§ GIVEN EXERCISE
State how many lines in the records hold the word "React", giving the number and no other text.

§ Plotting code records
:::::

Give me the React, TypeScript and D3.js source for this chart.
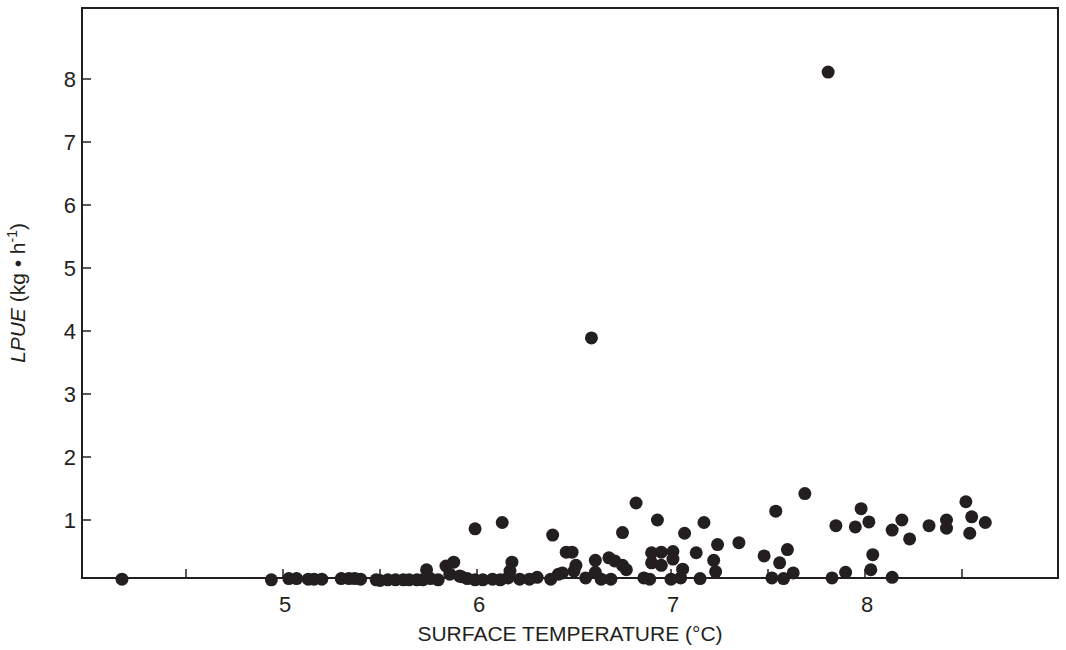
import React from 'react'
import * as d3 from 'd3'

// surface temperature (°C)
const temps = [
  4.17, 4.94, 5.03, 5.07, 5.13, 5.16, 5.20, 5.30, 5.34, 5.37, 5.40, 5.48, 5.50, 5.54, 5.58, 5.62,
  5.65, 5.69, 5.72, 5.74, 5.76, 5.80, 5.84, 5.86, 5.88, 5.91, 5.92, 5.95, 5.99, 5.99, 6.03, 6.08,
  6.12, 6.13, 6.16, 6.18, 6.17, 6.22, 6.27, 6.31, 6.38, 6.39, 6.42, 6.44, 6.46, 6.49, 6.50, 6.51,
  6.56, 6.59, 6.61, 6.61, 6.64, 6.68, 6.69, 6.71, 6.75, 6.75, 6.77, 6.82, 6.86, 6.89, 6.90, 6.90,
  6.93, 6.95, 6.95, 7.00, 7.01, 7.01, 7.05, 7.06, 7.07, 7.13, 7.15, 7.17, 7.22, 7.23, 7.24, 7.35,
  7.48, 7.52, 7.54, 7.56, 7.58, 7.60, 7.63, 7.69, 7.81, 7.83, 7.85, 7.90, 7.95, 7.98, 8.02, 8.03,
  8.04, 8.14, 8.14, 8.19, 8.23, 8.33, 8.42, 8.42, 8.52, 8.55, 8.54, 8.62,
]

// LPUE (kg per hour)
const lpue = [
  0.06, 0.05, 0.07, 0.07, 0.06, 0.06, 0.06, 0.07, 0.07, 0.07, 0.06, 0.05, 0.04, 0.05, 0.05, 0.05,
  0.05, 0.05, 0.05, 0.21, 0.07, 0.05, 0.27, 0.14, 0.33, 0.11, 0.10, 0.07, 0.86, 0.05, 0.05, 0.06,
  0.05, 0.96, 0.08, 0.33, 0.19, 0.06, 0.06, 0.09, 0.06, 0.76, 0.14, 0.16, 0.49, 0.49, 0.19, 0.28,
  0.08, 3.89, 0.36, 0.17, 0.06, 0.40, 0.06, 0.35, 0.80, 0.28, 0.21, 1.27, 0.08, 0.06, 0.48, 0.32,
  1.00, 0.49, 0.28, 0.06, 0.50, 0.38, 0.08, 0.22, 0.79, 0.48, 0.07, 0.96, 0.36, 0.18, 0.61, 0.64,
  0.43, 0.08, 1.14, 0.32, 0.07, 0.53, 0.16, 1.42, 8.11, 0.08, 0.91, 0.17, 0.89, 1.18, 0.97, 0.21,
  0.45, 0.09, 0.84, 1.00, 0.70, 0.91, 1.00, 0.87, 1.29, 1.05, 0.79, 0.96,
]

const xTicks = [4.5, 5, 5.5, 6, 6.5, 7, 7.5, 8, 8.5]
const xLabels = [5, 6, 7, 8]
const yTicks = [1, 2, 3, 4, 5, 6, 7, 8]

const W = 1066
const H = 650
const left = 82
const right = 1058
const top = 8
const bottom = 578

export default function App() {
  const x = d3.scaleLinear().domain([5, 8]).range([283, 865])
  const y = d3.scaleLinear().domain([0, 9.127]).range([583, 8])
  const font = 'Liberation Sans, Arial, Helvetica, sans-serif'
  const ink = '#231f20'

  const points = temps.map((t, i) => ({ t, v: lpue[i] }))

  return (
    <svg width={W} height={H} style={{ position: 'absolute', left: 0, top: 0 }} fontFamily={font}>
      <rect x={0} y={0} width={W} height={H} fill="#fff" />

      {/* ticks, pointing inward */}
      {xTicks.map((t) => (
        <line key={'xt' + t} x1={x(t)} x2={x(t)} y1={bottom} y2={bottom - 9} stroke={ink} strokeWidth={1.5} />
      ))}
      {yTicks.map((t) => (
        <line key={'yt' + t} x1={left} x2={left + 9} y1={y(t)} y2={y(t)} stroke={ink} strokeWidth={1.5} />
      ))}

      {/* tick labels */}
      {xLabels.map((t) => (
        <text key={'xl' + t} x={x(t) + 2} y={612} textAnchor="middle" fontSize={22} fill={ink}>{t}</text>
      ))}
      {yTicks.map((t) => (
        <text key={'yl' + t} x={76} y={y(t) + 8} textAnchor="end" fontSize={22} fill={ink}>{t}</text>
      ))}

      {/* points */}
      {points.map((d, i) => (
        <circle key={i} cx={x(d.t)} cy={y(d.v)} r={6.5} fill={ink} />
      ))}

      {/* frame */}
      <rect x={left} y={top} width={right - left} height={bottom - top} fill="none" stroke={ink} strokeWidth={2} />

      {/* axis titles */}
      <text x={570} y={641} textAnchor="middle" fontSize={21} fill={ink}>SURFACE TEMPERATURE (°C)</text>
      <text transform="translate(25,293) rotate(-90)" textAnchor="middle" fontSize={21} fill={ink}>
        <tspan fontStyle="italic">LPUE</tspan>
        <tspan> (kg • h</tspan>
        <tspan fontSize={14} dy={-8}>-1</tspan>
        <tspan dy={8}>)</tspan>
      </text>
    </svg>
  )
}
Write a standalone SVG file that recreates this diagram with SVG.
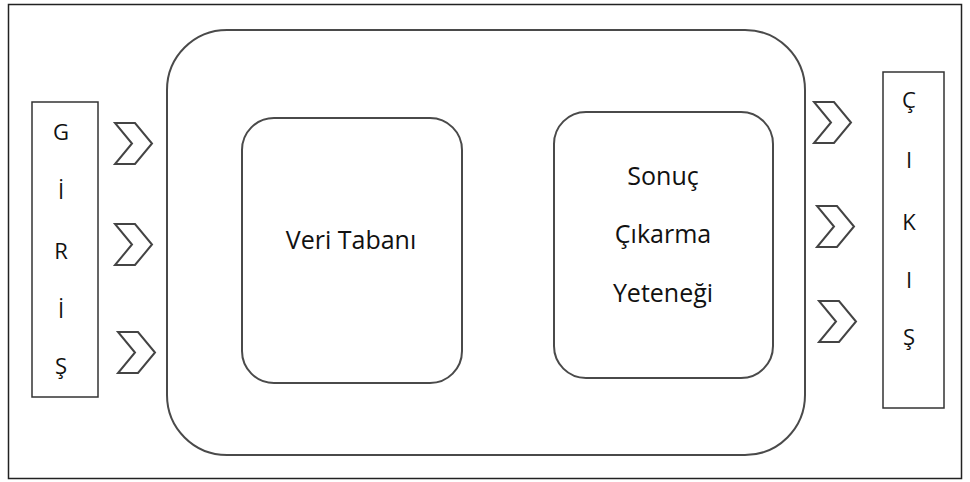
<svg xmlns="http://www.w3.org/2000/svg" width="970" height="482" viewBox="0 0 970 482">
<style>
.t{font-family:"Open Sans","Liberation Sans",sans-serif;font-size:25px;fill:#111;text-anchor:middle}
.s{font-family:"Open Sans","Liberation Sans",sans-serif;font-size:22px;fill:#111;text-anchor:middle}
.rr{fill:#fff;stroke:#4a4a4a;stroke-width:2}
.bx{fill:#fff;stroke:#333;stroke-width:1.5}
.ch{fill:#fff;stroke:#444;stroke-width:2;stroke-linejoin:miter}
</style>
<defs>
<path id="chev" d="M0,0 H20 L37,20.5 L20,41 H0 L17,20.5 Z"/>
</defs>
<rect x="8.5" y="4.5" width="953" height="474" fill="#fff" stroke="#222" stroke-width="1.5"/>
<g id="sistem">
<rect class="rr" x="167" y="30" width="638" height="425" rx="60" ry="60"/>
</g>
<g id="giris">
<rect class="bx" x="32" y="102" width="66" height="295"/>
<text class="s" x="61" y="140">G</text>
<text class="s" x="61" y="199">İ</text>
<text class="s" x="61" y="259">R</text>
<text class="s" x="61" y="318">İ</text>
<text class="s" x="61" y="374">Ş</text>
</g>
<g id="cikis">
<rect class="bx" x="883" y="72" width="61" height="336"/>
<text class="s" x="909" y="108">Ç</text>
<text class="s" x="909" y="168">I</text>
<text class="s" x="909" y="230">K</text>
<text class="s" x="909" y="288">I</text>
<text class="s" x="909" y="345">Ş</text>
</g>
<g id="veri-tabani">
<rect class="rr" x="242" y="118" width="220" height="265" rx="32" ry="32"/>
<text class="t" x="351" y="249">Veri Tabanı</text>
</g>
<g id="sonuc-cikarma">
<rect class="rr" x="554" y="112" width="219" height="266" rx="32" ry="32"/>
<text class="t" x="663" y="185">Sonuç</text>
<text class="t" x="663" y="243">Çıkarma</text>
<text class="t" x="663" y="302">Yeteneği</text>
</g>
<g id="connectors">
<use href="#chev" class="ch" transform="translate(115,123)"/>
<use href="#chev" class="ch" transform="translate(115,224)"/>
<use href="#chev" class="ch" transform="translate(118,332)"/>
<use href="#chev" class="ch" transform="translate(814,102)"/>
<use href="#chev" class="ch" transform="translate(817,206)"/>
<use href="#chev" class="ch" transform="translate(819,301)"/>
</g>
</svg>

:::::

§ SOLUTION FOR THIS EXERCISE
2